**EXERCISE DIRECTIONS**.
Go through the listing and set it down exactly, leaving out its pictures.

**DATASET SECTION**.
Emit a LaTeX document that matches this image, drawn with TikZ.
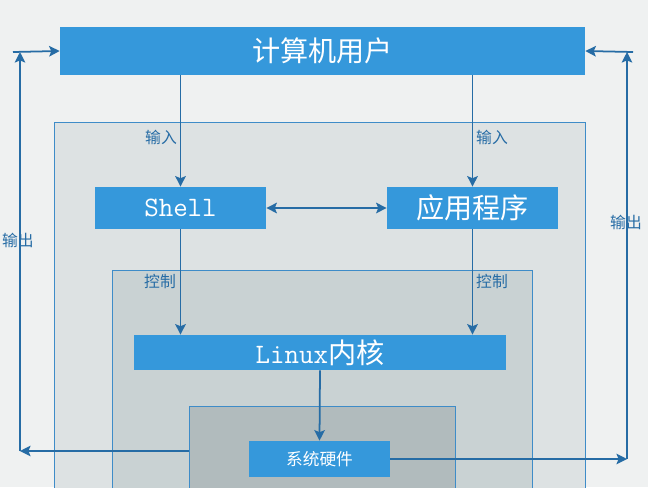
\documentclass[tikz,border=0pt]{standalone}
\usepackage{fontspec}
\usepackage{xcolor}
\usepackage{tikz}
\usetikzlibrary{arrows.meta, positioning, calc}
\newfontfamily\cjk{Noto Sans CJK SC}
\definecolor{boxblue}{RGB}{53, 152, 219}
\definecolor{lineblue}{RGB}{38, 108, 165}
\definecolor{edgeblue}{RGB}{62, 140, 200}
\definecolor{paper}{RGB}{239, 241, 241}
\definecolor{layerone}{RGB}{221, 226, 227}
\definecolor{layertwo}{RGB}{201, 210, 211}
\definecolor{layerthree}{RGB}{177, 187, 189}
\tikzset{
  bluebox/.style={fill=boxblue, text=white, inner sep=0pt, font=\cjk\fontsize{16}{18}\selectfont},
  layerbox/.style={draw=edgeblue, line width=0.5pt},
  flow/.style={draw=lineblue, line width=1pt, -{Stealth[length=6pt, width=6pt, inset=1.2pt]}},
  tag/.style={text=lineblue, font=\cjk\fontsize{9}{10}\selectfont}
}

\begin{document}
\begin{tikzpicture}[x=0.02cm, y=-0.02cm]
        % Page
        \clip (0,0) rectangle (648,487);
        \fill[paper] (0,0) rectangle (648,487);

        % Layers
        \filldraw[layerbox, fill=layerone] (54,122) rectangle (585,520);
        \filldraw[layerbox, fill=layertwo] (112,270) rectangle (532,520);
        \filldraw[layerbox, fill=layerthree] (189,406) rectangle (455,520);

        % Boxes
        \node[bluebox, minimum width=10.5cm, minimum height=0.96cm] (user) at (322.5,51) {计算机用户};
        \node[bluebox, minimum width=3.42cm, minimum height=0.84cm] (shell) at (180.5,208) {\ttfamily Shell};
        \node[bluebox, minimum width=3.42cm, minimum height=0.84cm] (app) at (472.5,208) {应用程序};
        \node[bluebox, minimum width=7.44cm, minimum height=0.7cm] (kernel) at (320,352.5) {{\ttfamily Linux}内核};
        \node[bluebox, minimum width=2.82cm, minimum height=0.72cm, font=\cjk\fontsize{9.5}{11}\selectfont] (hw) at (319.5,459) {系统硬件};

        % Input and control
        \draw[flow] (shell.north |- user.south) -- (shell.north);
        \draw[flow] (app.north |- user.south) -- (app.north);
        \draw[flow, {Stealth[length=6pt, width=6pt, inset=1.2pt]}-{Stealth[length=6pt, width=6pt, inset=1.2pt]}] (shell.east) -- (app.west);
        \draw[flow] (shell.south) -- (shell.south |- kernel.north);
        \draw[flow] (app.south) -- (app.south |- kernel.north);
        \draw[flow] (kernel.south) -- (hw.north);
        \node[tag] (inL) at (161,137) {输入};
        \node[tag] (inR) at (492,137) {输入};
        \node[tag] (ctlL) at (160,281) {控制};
        \node[tag] (ctlR) at (492,281) {控制};

        % Output, left
        \coordinate (outL) at (189,451);
        \coordinate (downL) at (20,451);
        \coordinate (upL) at (20,52);
        \coordinate (startL) at (13,52);
        \draw[flow] (outL) -- (downL);
        \draw[flow] (downL) -- (upL);
        \draw[flow] (startL) -- (user.west);
        \node[tag] (outTagL) at (18,240) {输出};

        % Output, right
        \coordinate (downR) at (627,459);
        \coordinate (upR) at (627,52);
        \coordinate (startR) at (633,52);
        \draw[flow] (hw.east) -- (downR);
        \draw[flow] (downR) -- (upR);
        \draw[flow] (startR) -- (user.east);
        \node[tag] (outTagR) at (626,222) {输出};
    \end{tikzpicture}
\end{document}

**WRITTEN ANSWER**.
Emit a LaTeX document that matches this image, drawn with TikZ.
\documentclass[tikz,border=0pt]{standalone}
\usepackage{fontspec}
\usepackage{xcolor}
\usepackage{tikz}
\usetikzlibrary{arrows.meta, positioning, calc}
\newfontfamily\cjk{Noto Sans CJK SC}
\definecolor{boxblue}{RGB}{53, 152, 219}
\definecolor{lineblue}{RGB}{38, 108, 165}
\definecolor{edgeblue}{RGB}{62, 140, 200}
\definecolor{paper}{RGB}{239, 241, 241}
\definecolor{layerone}{RGB}{221, 226, 227}
\definecolor{layertwo}{RGB}{201, 210, 211}
\definecolor{layerthree}{RGB}{177, 187, 189}
\tikzset{
  bluebox/.style={fill=boxblue, text=white, inner sep=0pt, font=\cjk\fontsize{16}{18}\selectfont},
  layerbox/.style={draw=edgeblue, line width=0.5pt},
  flow/.style={draw=lineblue, line width=1pt, -{Stealth[length=6pt, width=6pt, inset=1.2pt]}},
  tag/.style={text=lineblue, font=\cjk\fontsize{9}{10}\selectfont}
}

\begin{document}
\begin{tikzpicture}[x=0.02cm, y=-0.02cm]
        % Page
        \clip (0,0) rectangle (648,487);
        \fill[paper] (0,0) rectangle (648,487);

        % Layers
        \filldraw[layerbox, fill=layerone] (54,122) rectangle (585,520);
        \filldraw[layerbox, fill=layertwo] (112,270) rectangle (532,520);
        \filldraw[layerbox, fill=layerthree] (189,406) rectangle (455,520);

        % Boxes
        \node[bluebox, minimum width=10.5cm, minimum height=0.96cm] (user) at (322.5,51) {计算机用户};
        \node[bluebox, minimum width=3.42cm, minimum height=0.84cm] (shell) at (180.5,208) {\ttfamily Shell};
        \node[bluebox, minimum width=3.42cm, minimum height=0.84cm] (app) at (472.5,208) {应用程序};
        \node[bluebox, minimum width=7.44cm, minimum height=0.7cm] (kernel) at (320,352.5) {{\ttfamily Linux}内核};
        \node[bluebox, minimum width=2.82cm, minimum height=0.72cm, font=\cjk\fontsize{9.5}{11}\selectfont] (hw) at (319.5,459) {系统硬件};

        % Input and control
        \draw[flow] (shell.north |- user.south) -- (shell.north);
        \draw[flow] (app.north |- user.south) -- (app.north);
        \draw[flow, {Stealth[length=6pt, width=6pt, inset=1.2pt]}-{Stealth[length=6pt, width=6pt, inset=1.2pt]}] (shell.east) -- (app.west);
        \draw[flow] (shell.south) -- (shell.south |- kernel.north);
        \draw[flow] (app.south) -- (app.south |- kernel.north);
        \draw[flow] (kernel.south) -- (hw.north);
        \node[tag] (inL) at (161,137) {输入};
        \node[tag] (inR) at (492,137) {输入};
        \node[tag] (ctlL) at (160,281) {控制};
        \node[tag] (ctlR) at (492,281) {控制};

        % Output, left
        \coordinate (outL) at (189,451);
        \coordinate (downL) at (20,451);
        \coordinate (upL) at (20,52);
        \coordinate (startL) at (13,52);
        \draw[flow] (outL) -- (downL);
        \draw[flow] (downL) -- (upL);
        \draw[flow] (startL) -- (user.west);
        \node[tag] (outTagL) at (18,240) {输出};

        % Output, right
        \coordinate (downR) at (627,459);
        \coordinate (upR) at (627,52);
        \coordinate (startR) at (633,52);
        \draw[flow] (hw.east) -- (downR);
        \draw[flow] (downR) -- (upR);
        \draw[flow] (startR) -- (user.east);
        \node[tag] (outTagR) at (626,222) {输出};
    \end{tikzpicture}
\end{document}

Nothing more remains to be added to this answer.